Spring is sprung,
The grass is riz,
I wonder where
The birdies is.
--from Rowan and Martin's Laugh-In
It happens all of a sudden, even as it surrounds you, because the signs, the changes, are so small and seemingly slow that the shift from brown to green has some natural tipping point that most of us don't notice, even if we hunger for it.
Having cut my grass twice already and it hasn't even turned green yet (the weeds needed trimming), I can officially declare what the calendar has already confirmed: Spring is here. The junk I inhaled into my lungs confirmed it as well--pollen, dust from last year's leaves, and all of the microscopic stuff that is travelling through the air right now.
All around us, we see the rituals and reawakenings taking place, and while many of those rebirths mean a bunch of work as well, especially in the yard, it is good work, gratifying work, and most of us are happy to do it.
But what I like best about Spring is how its arrival ignites the human spirit. Now that Spring is actually here, it is easy to forget the many ways that we humans try to nudge it along, force it, drag it into being. When we get tired of winter, when we get Spring on the brain, there isn't much that can stop us from living the dream. And so we act.
Having been both deep into the South and way up North over Spring Break, I saw various evidences of this, out and about and in my memory:
In New York City, on a brisk, windy day in the 40's, I saw couples sitting at outdoor tables at restaurants, happily eating and enjoying drinks because the sun was out, because it was late March, because the snows have come too many times. Yes, in some places, there were portable heaters, but in other places there weren't. It did not seem to matter.
In Chicago, the city imposes laws that dictate how long a restaurant can keep up its outdoor furniture.
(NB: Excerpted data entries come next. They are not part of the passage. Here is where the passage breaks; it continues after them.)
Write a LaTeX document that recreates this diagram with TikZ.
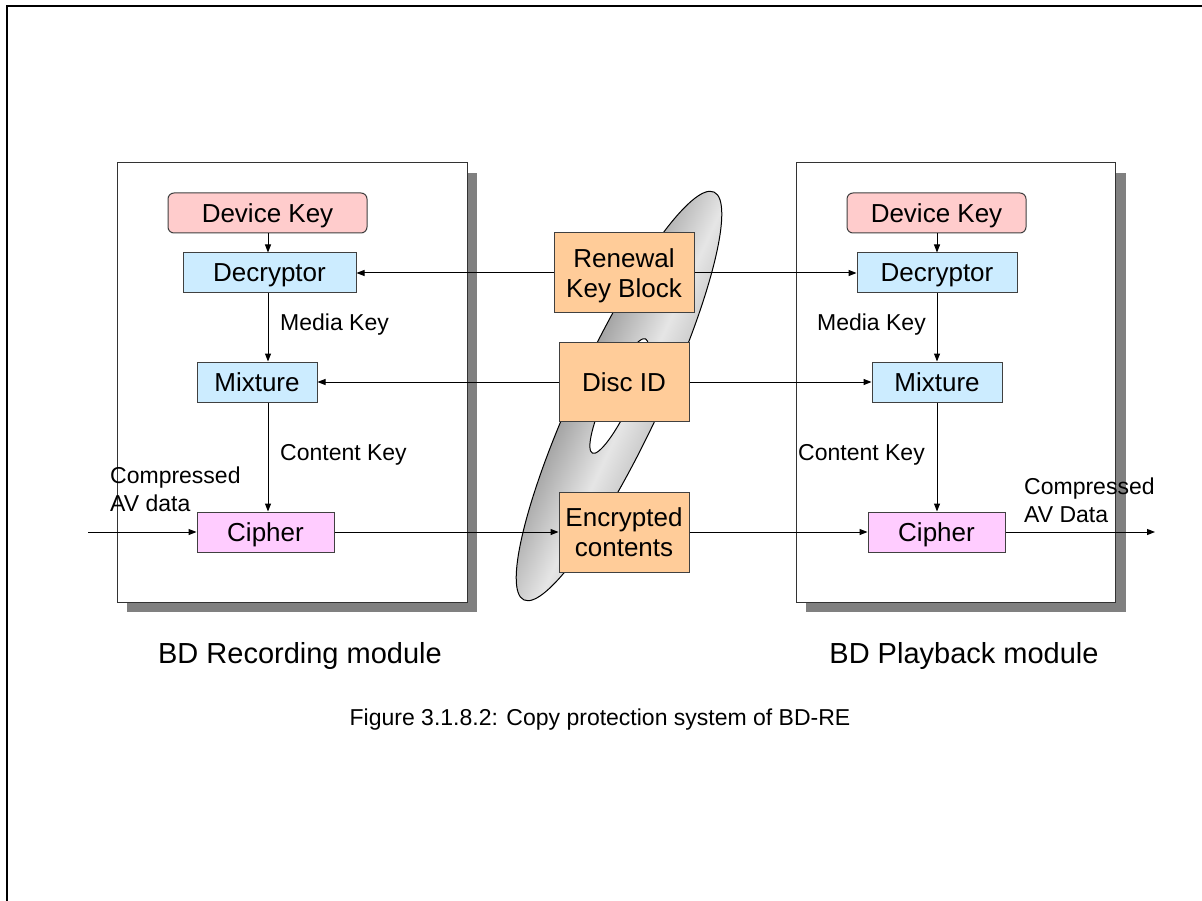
\documentclass[tikz,border=0pt]{standalone}
\usepackage{fontspec}
\setmainfont{Liberation Sans}
\usetikzlibrary{arrows.meta}
\definecolor{dkcol}{HTML}{FFCCCC}
\definecolor{bluecol}{HTML}{CCECFF}
\definecolor{ciphcol}{HTML}{FFCCFF}
\definecolor{orgcol}{HTML}{FFCC99}
\definecolor{shadowgray}{HTML}{808080}
\pgfdeclareverticalshading{discshade}{100bp}{%
  color(0bp)=(black!20); color(25bp)=(black!20); color(42bp)=(black!10);
  color(75bp)=(black!36); color(100bp)=(black!36)}
\tikzset{
  modbox/.style={draw=black!80, fill=white, line width=1pt, inner sep=0pt},
  shadowbox/.style={fill=shadowgray, draw=none},
  blk/.style={draw=black!75, line width=1pt, inner sep=0pt, align=center,
              text depth=0pt, font=\fontsize{26}{30}\selectfont},
  lbl/.style={font=\fontsize{23}{28}\selectfont, inner sep=0pt},
  ttl/.style={font=\fontsize{29}{34}\selectfont, inner sep=0pt},
  arr/.style={-{Triangle[length=8pt,width=6pt]}, line width=1pt},
}
\begin{document}
\begin{tikzpicture}[x=1pt, y=-1pt]
\useasboundingbox (0,0) rectangle (1202,901);
% page frame
\draw[line width=2pt] (7,901) -- (7,6) -- (1202,6);

% shadows and module frames
\fill[shadowbox] (127,173) rectangle (477,612);
\fill[shadowbox] (806,173) rectangle (1126,612);
\node[modbox, minimum width=350pt, minimum height=439pt] (recmod) at (292,382.5) {};
\node[modbox, minimum width=319pt, minimum height=439pt] (playmod) at (955.5,382.5) {};

% disc
\begin{scope}[transform canvas={shift={(619,396)}, rotate=65}]
  \shadedraw[shading=discshade, draw=black, line width=1pt] (0pt,0pt) ellipse [x radius=225pt, y radius=43pt];
  \filldraw[fill=white, draw=black, line width=1pt] (0pt,0pt) ellipse [x radius=63pt, y radius=13pt];
\end{scope}

% left module nodes
\node[blk, fill=dkcol, rounded corners=6pt, minimum width=199pt, minimum height=40pt] (dk1) at (267.5,213) {Device Key};
\node[blk, fill=bluecol, minimum width=173pt, minimum height=40pt] (dec1) at (269.5,273) {Decryptor};
\node[blk, fill=bluecol, minimum width=120pt, minimum height=40pt] (mix1) at (257,382) {Mixture};
\node[blk, fill=ciphcol, minimum width=137pt, minimum height=40pt] (cip1) at (265.5,532) {Cipher};

% right module nodes
\node[blk, fill=dkcol, rounded corners=6pt, minimum width=179pt, minimum height=40pt] (dk2) at (936.5,213) {Device Key};
\node[blk, fill=bluecol, minimum width=160pt, minimum height=40pt] (dec2) at (937,273) {Decryptor};
\node[blk, fill=bluecol, minimum width=130pt, minimum height=40pt] (mix2) at (937,382) {Mixture};
\node[blk, fill=ciphcol, minimum width=137pt, minimum height=40pt] (cip2) at (936.5,532) {Cipher};

% middle nodes
\node[blk, fill=orgcol, minimum width=140pt, minimum height=80pt] (rkb) at (624,273) {Renewal\\Key Block};
\node[blk, fill=orgcol, minimum width=130pt, minimum height=79pt] (did) at (624,382) {Disc ID};
\node[blk, fill=orgcol, minimum width=130pt, minimum height=80pt] (enc) at (624,532) {Encrypted\\contents};

% helper coordinates
\coordinate (c1) at (268,0);
\coordinate (c2) at (937,0);
\coordinate (inL) at (88,532);
\coordinate (outR) at (1155,532);

% connectors
\draw[arr] (dk1.south -| c1) -- (dec1.north -| c1);
\draw[arr] (dec1.south -| c1) -- (mix1.north -| c1);
\draw[arr] (mix1.south -| c1) -- (cip1.north -| c1);
\draw[arr] (dk2.south -| c2) -- (dec2.north -| c2);
\draw[arr] (dec2.south -| c2) -- (mix2.north -| c2);
\draw[arr] (mix2.south -| c2) -- (cip2.north -| c2);
\draw[arr] (rkb.west) -- (dec1.east);
\draw[arr] (rkb.east) -- (dec2.west);
\draw[arr] (did.west) -- (mix1.east);
\draw[arr] (did.east) -- (mix2.west);
\draw[arr] (inL) -- (cip1.west);
\draw[arr] (cip1.east) -- (enc.west);
\draw[arr] (enc.east) -- (cip2.west);
\draw[arr] (cip2.east) -- (outR);

% labels
\node[lbl, anchor=west] (mk1) at (280,325) {Media Key};
\node[lbl, anchor=west] (ck1) at (280,455) {Content Key};
\node[lbl, anchor=east] (mk2) at (926,325) {Media Key};
\node[lbl, anchor=east] (ck2) at (925,455) {Content Key};
\node[lbl, anchor=west, align=left] (inlbl) at (110,489) {Compressed\\AV data};
\node[lbl, anchor=west, align=left] (outlbl) at (1024,500) {Compressed\\AV Data};

% titles
\node[ttl, anchor=base] (t1) at (300,663) {BD Recording module};
\node[ttl, anchor=base] (t2) at (964,663) {BD Playback module};
\node[lbl, anchor=base] (cap) at (600,725) {Figure 3.1.8.2: Copy protection system of BD-RE};
\end{tikzpicture}
\end{document}
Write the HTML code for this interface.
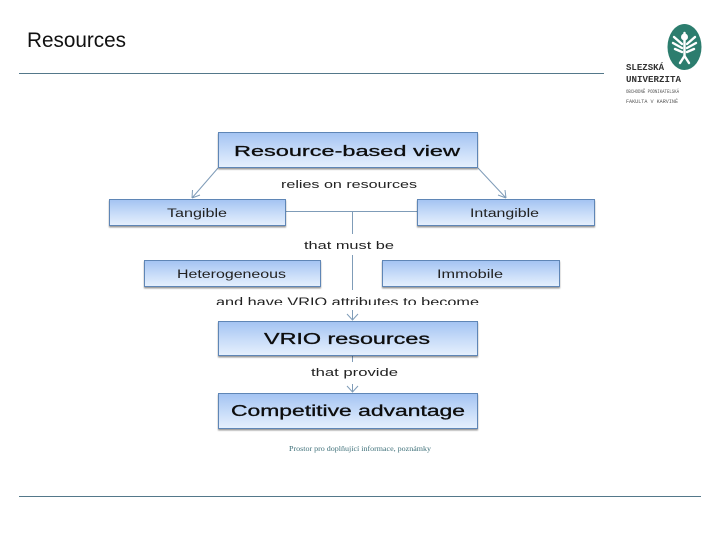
<!DOCTYPE html>
<html lang="en">
<head>
<meta charset="utf-8">
<title>Resources</title>
<style>
html,body{margin:0;padding:0;background:#fff}
svg{display:block}
text{font-family:"Liberation Sans",sans-serif}
</style>
</head>
<body>
<svg width="720" height="540" viewBox="0 0 720 540" xmlns="http://www.w3.org/2000/svg">
<defs>
<linearGradient id="g" x1="0" y1="0" x2="0" y2="1">
<stop offset="0" stop-color="#a3c3f2"/>
<stop offset="0.55" stop-color="#c9ddf9"/>
<stop offset="1" stop-color="#e6f0fd"/>
</linearGradient>
<filter id="s" x="-5%" y="-10%" width="110%" height="130%">
<feDropShadow dx="0" dy="1.500" stdDeviation="0.800" flood-color="#000" flood-opacity="0.4"/>
</filter>
<filter id="b" x="-5%" y="-20%" width="110%" height="140%">
<feGaussianBlur stdDeviation="0.350"/>
</filter>
<clipPath id="cut"><rect x="200" y="290" width="300" height="15"/></clipPath>
</defs>
<rect width="720" height="540" fill="#fff"/>

<text x="27" y="47" font-size="21" fill="#111" textLength="99" lengthAdjust="spacingAndGlyphs">Resources</text>
<line x1="19" y1="73.500" x2="604" y2="73.500" stroke="#54788a" stroke-width="1"/>
<line x1="19" y1="496.500" x2="701" y2="496.500" stroke="#54788a" stroke-width="1"/>

<!-- logo -->
<ellipse cx="684.500" cy="47" rx="17" ry="23" fill="#2c7d6e"/>
<g stroke="#fff" stroke-width="2.400" fill="none" stroke-linecap="round" filter="url(#b)">
<path d="M684.500 33V56"/>
<path d="M674 37L682 44M673 43L682 48M675 49L682 52"/>
<path d="M695 37L687 44M696 43L687 48M694 49L687 52"/>
<path d="M680 63L684.500 56L689 63"/>
</g>
<ellipse cx="684.500" cy="37" rx="3.500" ry="3.500" fill="#fff"/>
<g filter="url(#b)">
<text x="626" y="70" font-size="9" font-weight="bold" fill="#333" textLength="38" lengthAdjust="spacingAndGlyphs" style="font-family:'Liberation Mono',monospace">SLEZSKÁ</text>
<text x="626" y="82" font-size="9" font-weight="bold" fill="#333" textLength="55" lengthAdjust="spacingAndGlyphs" style="font-family:'Liberation Mono',monospace">UNIVERZITA</text>
<text x="626" y="93" font-size="5.500" fill="#555" textLength="53" lengthAdjust="spacingAndGlyphs" style="font-family:'Liberation Mono',monospace">OBCHODNĚ PODNIKATELSKÁ</text>
<text x="626" y="103" font-size="5.500" fill="#555" textLength="52" lengthAdjust="spacingAndGlyphs" style="font-family:'Liberation Mono',monospace">FAKULTA V KARVINÉ</text>
</g>

<!-- connectors -->
<g stroke="#7f9cb8" stroke-width="1" fill="none">
<path d="M218 168L192 198M192 198L192.500 190M192 198L200 195"/>
<path d="M478 168L506 198M506 198L505 190M506 198L498 195"/>
<path d="M286 211.500H417"/>
<path d="M352.500 211.500V234M352.500 255V290M352.500 310V320"/>
<path d="M347 314L352.500 320L358 314"/>
<path d="M352.500 356V362M352.500 384V392"/>
<path d="M347 386L352.500 392L358 386"/>
</g>

<!-- boxes -->
<g fill="url(#g)" stroke="#5f86b6" stroke-width="1" filter="url(#s)">
<rect x="218.500" y="132.500" width="259" height="35"/>
<rect x="109.500" y="199.500" width="176" height="26"/>
<rect x="417.500" y="199.500" width="177" height="26"/>
<rect x="144.500" y="260.500" width="176" height="26"/>
<rect x="382.500" y="260.500" width="177" height="26"/>
<rect x="218.500" y="321.500" width="259" height="34"/>
<rect x="218.500" y="393.500" width="259" height="35"/>
</g>

<!-- box labels -->
<g fill="#111" stroke="#111" stroke-width="0.300" filter="url(#b)">
<text x="234" y="156" font-size="15" textLength="226" lengthAdjust="spacingAndGlyphs">Resource-based view</text>
<text x="264" y="344" font-size="15.500" textLength="166" lengthAdjust="spacingAndGlyphs">VRIO resources</text>
<text x="231" y="416" font-size="15.500" textLength="234" lengthAdjust="spacingAndGlyphs">Competitive advantage</text>
</g>
<g fill="#222" filter="url(#b)">
<text x="167" y="217" font-size="11.500" textLength="60" lengthAdjust="spacingAndGlyphs">Tangible</text>
<text x="470" y="217" font-size="11.500" textLength="69" lengthAdjust="spacingAndGlyphs">Intangible</text>
<text x="177" y="278" font-size="11.500" textLength="109" lengthAdjust="spacingAndGlyphs">Heterogeneous</text>
<text x="437" y="278" font-size="11.500" textLength="66" lengthAdjust="spacingAndGlyphs">Immobile</text>
</g>

<!-- connector labels -->
<g fill="#222" filter="url(#b)">
<text x="281" y="188" font-size="11" textLength="136" lengthAdjust="spacingAndGlyphs">relies on resources</text>
<text x="304" y="249" font-size="11" textLength="90" lengthAdjust="spacingAndGlyphs">that must be</text>
<g clip-path="url(#cut)"><text x="216" y="306" font-size="11.500" textLength="263" lengthAdjust="spacingAndGlyphs">and have VRIO attributes to become</text></g>
<text x="311" y="376" font-size="11" textLength="87" lengthAdjust="spacingAndGlyphs">that provide</text>
</g>

<text x="289" y="451" font-size="7.500" fill="#3d6f78" textLength="142" lengthAdjust="spacingAndGlyphs" style='font-family:"Liberation Serif",serif'>Prostor pro doplňující informace, poznámky</text>
</svg>
</body>
</html>
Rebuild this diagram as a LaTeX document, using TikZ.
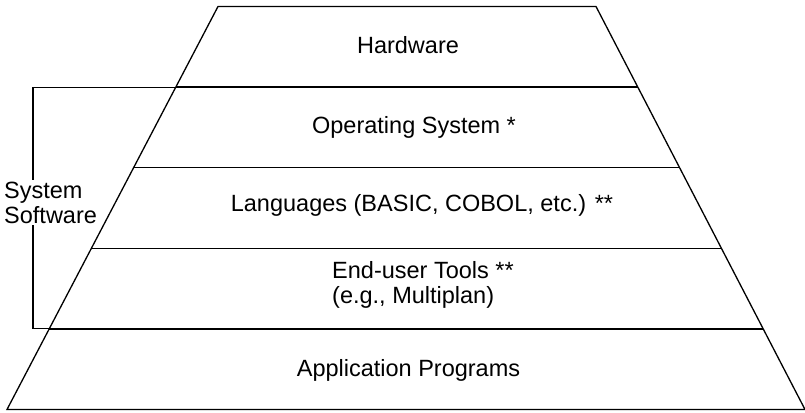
\documentclass[tikz,border=0pt]{standalone}
\usepackage{fontspec}
\setmainfont{Liberation Sans}
\usetikzlibrary{calc}
\begin{document}
\begin{tikzpicture}[x=1pt,y=-1pt,
  edge/.style={line width=1.3pt,line join=miter},
  lbl/.style={font=\fontsize{23.5}{25}\selectfont,inner sep=0pt},
  brk/.style={line width=1.1pt}]
\useasboundingbox (0,0) rectangle (805,412);
\coordinate (TL) at (218,6.5);
\coordinate (TR) at (596,6.5);
\coordinate (BR) at (805,409.5);
\coordinate (BL) at (7,409.5);
\draw[edge] (TL) -- (TR) -- (BR) -- (BL) -- cycle;
\foreach \t/\n in {0.2/1,0.4/2,0.6/3,0.8/4}{
  \coordinate (L\n) at ($(TL)!\t!(BL)$);
  \coordinate (R\n) at ($(TR)!\t!(BR)$);
  \draw[edge] (L\n) -- (R\n);
}
\node[lbl] (hw) at (408,45) {Hardware};
\node[lbl] (os) at (414,127) {Operating System *};
\node[lbl] (lang) at (422,205) {Languages (BASIC, COBOL, etc.) **};
\node[lbl,anchor=west,align=left] (eut) at (332,285) {End-user Tools **\\(e.g., Multiplan)};
\node[lbl] (app) at (408.5,370) {Application Programs};
\node[lbl,anchor=west,align=left] (sys) at (4,203) {System\\Software};
\coordinate (bx) at (33,0);
\coordinate (bt) at (bx |- L1);
\coordinate (bb) at (bx |- L4);
\draw[brk] (L1) -- (bt) -- ([yshift=2pt]bt |- sys.north);
\draw[brk] ([yshift=-1pt]bb |- sys.south) -- (bb) -- (L4);
\end{tikzpicture}
\end{document}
According to my brother, who runs a restaurant there, left to their own devices, Chicagoans would be sitting outside as long as the day was decent, or even in down coats if there was just a pale winter sun.
In New Orleans, where Spring probably never comes dramatically because it is almost always warm enough, my friend and I stopped in front of the window boxes and gazed jealously at arrangements of flowers and pots of herbs, anticipating the growing season in our own yards and wishing it were here.
In New Hampshire, when I was in grad school, I remember one winter that it was so cold that on a sunny day when it finally reached 32 degrees, we played touch football outside in short-sleeved shirts.
So forget the dandelions and the sneezes, the picking up and hauling of broken limbs, the dead plants that will need to be dug up, or how your office is always either too hot or too cold in any given day or week. These are but the creaky, wheezy signs of a world shedding what it no longer needs and making way for the new. Spring never comes soon enough.